▶ Problem to solve
Repeat exactly, and only, the lines below starting at the line that contains "Rebuild this chart" and ending at the line that contains "y_ticks = [0, 50, 100, 150, 200, 250, 300, 350]", inclusive of both.

* * *

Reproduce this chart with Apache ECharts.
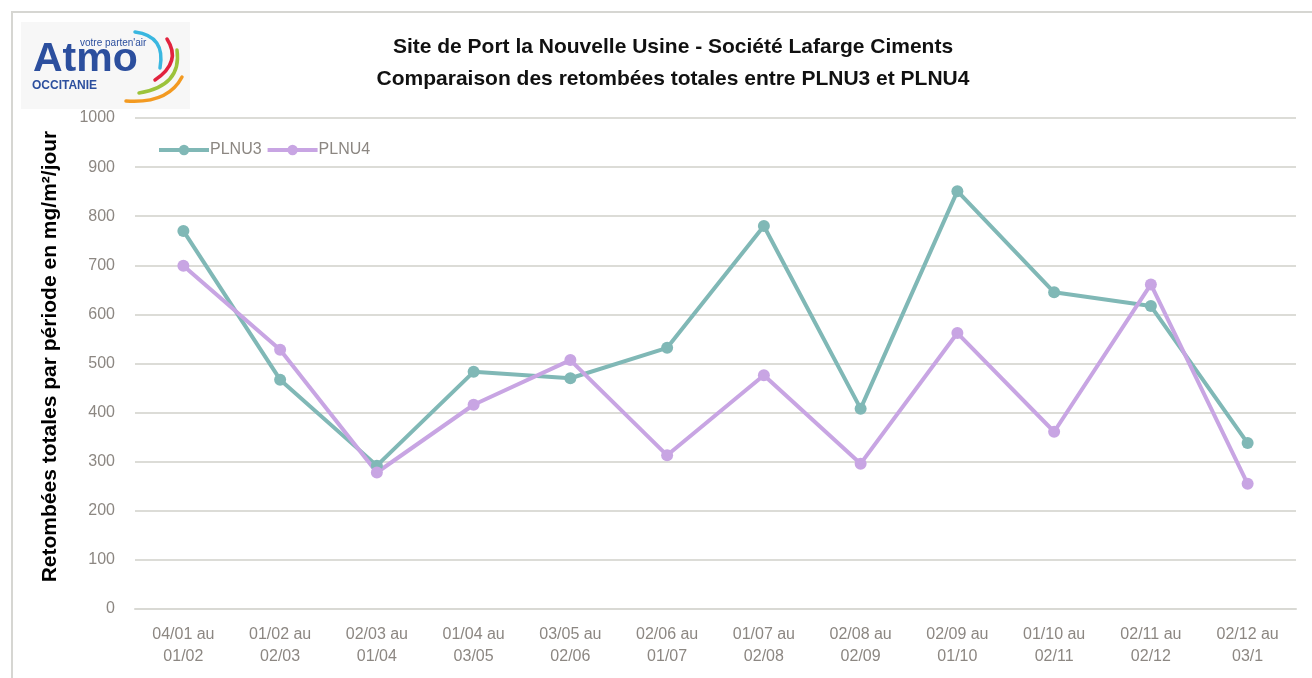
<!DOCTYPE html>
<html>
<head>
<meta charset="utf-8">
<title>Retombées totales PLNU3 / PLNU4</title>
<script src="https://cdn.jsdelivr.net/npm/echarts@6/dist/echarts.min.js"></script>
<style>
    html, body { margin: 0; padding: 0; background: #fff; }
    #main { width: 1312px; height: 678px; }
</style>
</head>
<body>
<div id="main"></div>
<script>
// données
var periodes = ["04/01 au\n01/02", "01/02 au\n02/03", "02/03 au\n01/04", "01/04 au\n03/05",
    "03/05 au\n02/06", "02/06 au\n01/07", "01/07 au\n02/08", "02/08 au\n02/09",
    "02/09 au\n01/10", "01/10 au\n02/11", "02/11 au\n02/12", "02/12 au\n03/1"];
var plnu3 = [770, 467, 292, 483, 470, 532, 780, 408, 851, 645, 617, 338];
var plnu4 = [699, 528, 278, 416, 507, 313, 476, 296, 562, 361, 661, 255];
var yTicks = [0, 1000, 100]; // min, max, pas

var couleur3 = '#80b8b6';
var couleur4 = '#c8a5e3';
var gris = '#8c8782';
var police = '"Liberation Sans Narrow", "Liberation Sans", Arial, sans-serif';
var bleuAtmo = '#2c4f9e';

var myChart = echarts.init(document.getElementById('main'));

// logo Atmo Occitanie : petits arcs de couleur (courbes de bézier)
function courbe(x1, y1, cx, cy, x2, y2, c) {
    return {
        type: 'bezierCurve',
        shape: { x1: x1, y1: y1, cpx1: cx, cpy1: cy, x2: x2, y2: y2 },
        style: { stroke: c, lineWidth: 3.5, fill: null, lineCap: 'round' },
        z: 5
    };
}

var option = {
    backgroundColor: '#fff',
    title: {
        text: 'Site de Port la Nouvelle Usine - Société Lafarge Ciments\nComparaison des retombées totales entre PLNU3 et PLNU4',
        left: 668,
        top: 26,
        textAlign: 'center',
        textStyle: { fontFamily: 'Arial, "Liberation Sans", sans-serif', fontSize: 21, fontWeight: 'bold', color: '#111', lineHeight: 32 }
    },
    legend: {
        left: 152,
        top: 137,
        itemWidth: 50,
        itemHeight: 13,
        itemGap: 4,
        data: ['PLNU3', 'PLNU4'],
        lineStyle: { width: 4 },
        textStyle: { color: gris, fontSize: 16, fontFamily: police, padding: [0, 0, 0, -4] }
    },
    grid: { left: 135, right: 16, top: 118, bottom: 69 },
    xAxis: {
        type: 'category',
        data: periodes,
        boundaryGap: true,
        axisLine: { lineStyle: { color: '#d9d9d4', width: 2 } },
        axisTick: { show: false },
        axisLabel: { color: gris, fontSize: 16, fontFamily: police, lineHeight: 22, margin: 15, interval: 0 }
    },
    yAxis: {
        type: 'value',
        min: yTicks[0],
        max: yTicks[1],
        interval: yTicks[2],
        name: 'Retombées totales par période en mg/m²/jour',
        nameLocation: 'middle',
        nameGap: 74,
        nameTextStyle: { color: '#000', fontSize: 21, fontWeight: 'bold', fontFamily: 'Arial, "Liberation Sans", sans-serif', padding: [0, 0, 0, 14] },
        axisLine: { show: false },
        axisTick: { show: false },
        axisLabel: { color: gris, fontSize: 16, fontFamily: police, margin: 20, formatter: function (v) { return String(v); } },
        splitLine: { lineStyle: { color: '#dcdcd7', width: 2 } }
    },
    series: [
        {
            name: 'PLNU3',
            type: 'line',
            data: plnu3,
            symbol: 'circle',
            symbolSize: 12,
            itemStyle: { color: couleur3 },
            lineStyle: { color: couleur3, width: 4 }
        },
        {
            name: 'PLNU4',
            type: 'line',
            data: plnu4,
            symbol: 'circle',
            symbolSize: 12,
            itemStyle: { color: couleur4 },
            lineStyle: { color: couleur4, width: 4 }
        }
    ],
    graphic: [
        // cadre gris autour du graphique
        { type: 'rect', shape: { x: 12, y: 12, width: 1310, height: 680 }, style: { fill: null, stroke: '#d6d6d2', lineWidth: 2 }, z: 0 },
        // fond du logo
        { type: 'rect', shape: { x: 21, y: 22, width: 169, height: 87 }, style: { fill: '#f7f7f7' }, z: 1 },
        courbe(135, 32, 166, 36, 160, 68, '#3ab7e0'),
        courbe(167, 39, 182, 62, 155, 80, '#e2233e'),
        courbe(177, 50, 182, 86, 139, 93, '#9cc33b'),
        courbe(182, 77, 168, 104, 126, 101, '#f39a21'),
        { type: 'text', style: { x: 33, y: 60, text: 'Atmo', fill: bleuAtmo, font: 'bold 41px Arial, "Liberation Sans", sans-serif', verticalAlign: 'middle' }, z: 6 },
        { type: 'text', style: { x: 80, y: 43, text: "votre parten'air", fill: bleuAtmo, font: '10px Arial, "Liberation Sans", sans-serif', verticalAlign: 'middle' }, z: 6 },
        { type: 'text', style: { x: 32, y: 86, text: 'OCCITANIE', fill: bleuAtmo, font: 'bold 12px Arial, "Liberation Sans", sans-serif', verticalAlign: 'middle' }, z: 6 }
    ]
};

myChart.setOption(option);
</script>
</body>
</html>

* * *

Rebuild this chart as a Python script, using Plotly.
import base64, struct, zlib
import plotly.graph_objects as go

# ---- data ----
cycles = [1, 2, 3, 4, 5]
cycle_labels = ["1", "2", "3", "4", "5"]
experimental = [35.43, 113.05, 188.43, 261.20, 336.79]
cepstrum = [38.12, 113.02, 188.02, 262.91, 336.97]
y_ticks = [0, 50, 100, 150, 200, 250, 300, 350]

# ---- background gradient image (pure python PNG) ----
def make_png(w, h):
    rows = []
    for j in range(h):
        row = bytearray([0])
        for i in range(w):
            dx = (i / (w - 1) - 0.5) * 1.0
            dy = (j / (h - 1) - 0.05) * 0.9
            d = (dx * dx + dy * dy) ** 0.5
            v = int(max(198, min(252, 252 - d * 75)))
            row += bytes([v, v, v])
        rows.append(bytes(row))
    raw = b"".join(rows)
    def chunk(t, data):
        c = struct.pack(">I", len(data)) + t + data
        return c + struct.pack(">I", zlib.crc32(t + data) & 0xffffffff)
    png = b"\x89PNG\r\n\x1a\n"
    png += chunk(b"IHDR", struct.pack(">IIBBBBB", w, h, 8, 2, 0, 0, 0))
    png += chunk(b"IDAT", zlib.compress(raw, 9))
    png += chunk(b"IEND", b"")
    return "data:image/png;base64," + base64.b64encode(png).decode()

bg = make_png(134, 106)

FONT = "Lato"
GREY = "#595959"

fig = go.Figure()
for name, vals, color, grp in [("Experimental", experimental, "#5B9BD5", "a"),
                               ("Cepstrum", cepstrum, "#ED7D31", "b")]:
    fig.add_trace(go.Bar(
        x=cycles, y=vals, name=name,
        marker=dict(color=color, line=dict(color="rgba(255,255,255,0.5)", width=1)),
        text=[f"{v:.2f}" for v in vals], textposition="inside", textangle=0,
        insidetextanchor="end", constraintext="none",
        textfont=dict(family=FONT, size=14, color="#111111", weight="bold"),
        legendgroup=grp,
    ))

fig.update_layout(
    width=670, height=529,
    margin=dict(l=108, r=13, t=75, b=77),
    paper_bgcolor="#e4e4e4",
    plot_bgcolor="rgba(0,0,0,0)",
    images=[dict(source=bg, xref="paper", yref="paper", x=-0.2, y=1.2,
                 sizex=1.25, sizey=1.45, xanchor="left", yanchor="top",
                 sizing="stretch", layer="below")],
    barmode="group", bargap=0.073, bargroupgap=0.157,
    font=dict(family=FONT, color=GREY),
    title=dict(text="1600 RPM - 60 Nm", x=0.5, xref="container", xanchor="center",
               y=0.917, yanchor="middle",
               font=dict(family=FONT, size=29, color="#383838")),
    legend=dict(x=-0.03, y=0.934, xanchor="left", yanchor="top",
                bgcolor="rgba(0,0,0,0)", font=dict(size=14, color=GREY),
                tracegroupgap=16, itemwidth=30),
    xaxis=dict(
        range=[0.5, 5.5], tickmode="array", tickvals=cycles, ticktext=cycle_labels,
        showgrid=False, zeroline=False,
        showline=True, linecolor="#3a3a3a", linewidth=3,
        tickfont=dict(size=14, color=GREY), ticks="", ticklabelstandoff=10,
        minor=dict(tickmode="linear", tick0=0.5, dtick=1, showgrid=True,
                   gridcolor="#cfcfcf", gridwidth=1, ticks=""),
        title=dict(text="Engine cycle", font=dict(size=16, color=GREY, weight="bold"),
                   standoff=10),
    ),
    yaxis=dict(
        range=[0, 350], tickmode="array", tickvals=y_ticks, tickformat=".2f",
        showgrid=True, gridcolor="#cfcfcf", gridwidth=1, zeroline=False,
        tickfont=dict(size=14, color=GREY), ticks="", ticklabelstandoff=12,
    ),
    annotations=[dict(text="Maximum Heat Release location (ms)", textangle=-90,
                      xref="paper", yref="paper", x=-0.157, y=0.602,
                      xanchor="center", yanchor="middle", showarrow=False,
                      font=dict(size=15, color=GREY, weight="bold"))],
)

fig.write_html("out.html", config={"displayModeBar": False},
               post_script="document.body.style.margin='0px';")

* * *

▶ Task output
Rebuild this chart as a Python script, using Plotly.
import base64, struct, zlib
import plotly.graph_objects as go

# ---- data ----
cycles = [1, 2, 3, 4, 5]
cycle_labels = ["1", "2", "3", "4", "5"]
experimental = [35.43, 113.05, 188.43, 261.20, 336.79]
cepstrum = [38.12, 113.02, 188.02, 262.91, 336.97]
y_ticks = [0, 50, 100, 150, 200, 250, 300, 350]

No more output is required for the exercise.